Inicialmente relutante e apreensiva em estar sendo inquirida por um total estranho, aos poucos a protagonista se entrega ao convite de ultrapassar os limites e de alcançar algo mais, devido à elucidação e à provocação trazidos pelos questionamentos do inquiridor anônimo. Méritos para Assayas, que nesse ponto consegue trazer um ar de Cisne Negro (Black Swan, 2010) de Darren Aronofsky, ao fazer sua personagem Maureen - assim como a Nina interpretada por Natalie Portman no trabalho que lhe rendeu o Oscar de Melhor Atriz - descobrir-se e romper com as barreiras presentes em uma vida medíocre permeada por um luxo e por um glamour distantes. Além disso, a capacidade de tornar diversas sequências de interação da protagonista com seus gadgets imersivas e relevantes para a construção da narrativa ilustram a capacidade de Assayas como um diretor de ponta e um dos grandes nomes do cinema francês atual.

É preciso destacar, contudo, o quanto essa narrativa de Personal Shopper peca por extrapolar as possibilidades, ao abrir vários gêneros e não desenvolvê-los a contento. Ainda que haja afinidades entre conceitos como o do consumismo e da moda para preencher um vazio que necessita, até mesmo, crer em fantasmas e espíritos, a fim de completar uma vivência fragmentada, a obra mostra-se incapaz de gerir - de forma razoável - cada uma das facetas apresentadas pela trama. As ideias de espiritismo e de fantasmas, ainda que agreguem valor a película em algumas cenas dirigidas com habilidade pelo diretor que consegue produzir tensão sem a utilização de muitos jump scares e de excessivas trilhas sonoras; acaba por não se encaixar ao roteiro naturalmente, aparecendo como pontas destoantes de um enredo que se beneficiaria de um maior foco na existência difusa de Maureen e na escalada para o clímax (sem excessivas elucidações para não conceder spoilers), que soou um tanto genérico e distoante ao incluir um crime de construção abrupta.

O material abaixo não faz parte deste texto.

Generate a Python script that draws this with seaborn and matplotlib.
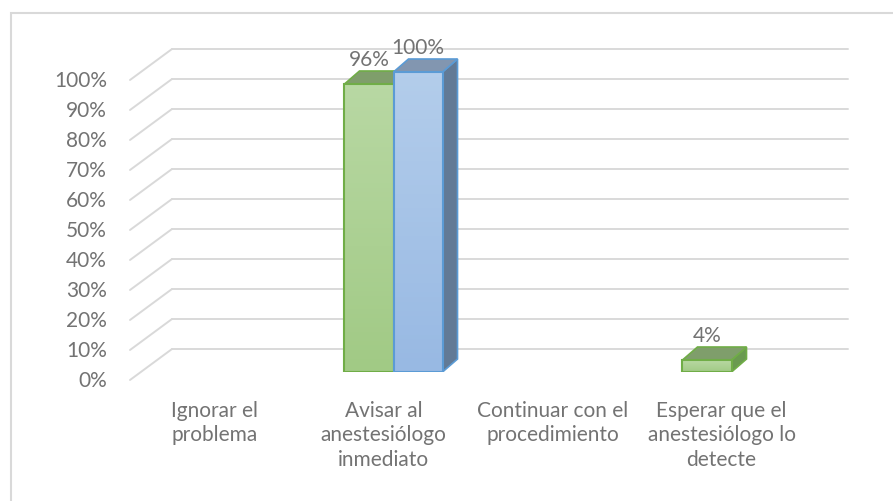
import numpy as np
import pandas as pd
import matplotlib
matplotlib.use("Agg")
import matplotlib.pyplot as plt
from matplotlib.colors import LinearSegmentedColormap
from matplotlib.patches import Polygon, Rectangle
import seaborn as sns

categorias = ["Ignorar el\nproblema", "Avisar al\nanestesiólogo\ninmediato",
              "Continuar con el\nprocedimiento", "Esperar que el\nanestesiólogo lo\ndetecte"]
series = ["Serie 1", "Serie 2"]
serie_1 = [0, 96, 0, 4]
serie_2 = [0, 100, 0, 0]
ticks = list(range(0, 101, 10))

df = pd.DataFrame({
    "categoria": categorias * 2,
    "valor": serie_1 + serie_2,
    "serie": [series[0]] * 4 + [series[1]] * 4,
})

# estilos de cada serie: arriba, abajo, borde, lado, tapa
estilos = [
    dict(arriba="#b8d8a3", abajo="#a1ca85", borde="#70ad47", lado="#6a9a50", tapa="#7f9e6b"),
    dict(arriba="#b3cdeb", abajo="#98b9e3", borde="#5b9bd5", lado="#627a96", tapa="#8296b0"),
]
gris = "#d9d9d9"
texto = "#737373"

sns.set_style("white")
plt.rcParams["font.family"] = ["Lato", "DejaVu Sans"]

fig = plt.figure(figsize=(8.93, 5.02), dpi=100)
ax = fig.add_axes([140 / 893, 129 / 502, 676 / 893, 330 / 502])
sns.barplot(data=df, x="categoria", y="valor", hue="serie", palette=["#a9d18e", "#9dc3e6"],
            width=0.58, saturation=1, legend=False, ax=ax)
ax.set_xlim(-0.5, 3.5)
ax.set_ylim(0, 110)
ax.axis("off")

# pixeles -> unidades de datos
px = 676 / 4
py = 330 / 110
bx, by = 32 / px, 23 / py      # pared del fondo
fx, fy = -10 / px, -8 / py     # plano frontal
dx, dy = 15 / px, 13 / py      # profundidad de la barra

for t in ticks:
    ax.plot([-0.5 + bx, 3.5 + bx], [t + by, t + by], color=gris, lw=1.4, zorder=0, clip_on=False)
    ax.plot([-0.5 + fx, -0.5 + bx], [t + fy, t + by], color=gris, lw=1.4, zorder=0, clip_on=False)
    ax.text(-0.5 + fx - 23 / px, t + fy, f"{t}%", ha="right", va="center",
            fontsize=15, color=texto)

for i, cat in enumerate(categorias):
    ax.text(i + fx, fy - 20 / py, cat, ha="center", va="top", fontsize=15,
            color=texto, linespacing=1.27)

z = 2
for cont, est in zip(ax.containers, estilos):
    cmap = LinearSegmentedColormap.from_list("g", [est["abajo"], est["arriba"]])
    for p in cont:
        h = p.get_height()
        if h <= 0:
            p.set_visible(False)
            continue
        x0 = p.get_x()
        x1 = x0 + p.get_width()
        ax.add_patch(Polygon([(x1, 0), (x1, h), (x1 + dx, h + dy), (x1 + dx, dy)],
                             closed=True, fc=est["lado"], ec=est["borde"], lw=1.2, zorder=z))
        ax.add_patch(Polygon([(x0, h), (x1, h), (x1 + dx, h + dy), (x0 + dx, h + dy)],
                             closed=True, fc=est["tapa"], ec=est["borde"], lw=1.2, zorder=z + 1))
        im = ax.imshow(np.linspace(0, 1, 64).reshape(-1, 1), cmap=cmap, origin="lower",
                       extent=[x0, x1, 0, h], aspect="auto", zorder=z + 2)
        im.set_clip_path(p)
        p.set_facecolor("none")
        p.set_edgecolor(est["borde"])
        p.set_linewidth(1.5)
        p.set_zorder(z + 3)
        ax.text((x0 + x1) / 2, h + dy + 12 / py, f"{h:g}%", ha="center", va="center",
                fontsize=15, color=texto, zorder=10)
        z += 4

ax.set_xlim(-0.5, 3.5)
ax.set_ylim(0, 110)

fig.add_artist(Rectangle((11 / 893, -0.05), 1.0, (502 - 14) / 502 + 0.05,
                         transform=fig.transFigure, fill=False, ec=gris, lw=1.5))

fig.savefig("out.png", dpi=100)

Quanto a repetição da parceria de Kristen Stewart com Olivier Assayas - saiba mais, ao que parece é que um foi feito para trabalhar com o outro. Tanto a Maureen de Personal Shopper, quanto a Valentine de Acima das Nuvens formam o perfeito typecasting, quando um ator ou atriz tem o perfil exato para determinado papel. O aspecto distante e quase mal-humorado de Stewart, considerada como uma pessoa que nunca sorri por muitos detratores, torna a atriz perfeita para ambos os trabalhos do diretor francês, conseguindo um destaque merecido pela sua atuação relevante, que no caso de Personal Shopper leva - com todas as letras - o filme nas costas. Uma pena que o roteiro difuso tenha levado esse suspense dramático a trilhar apenas o caminho do mediano.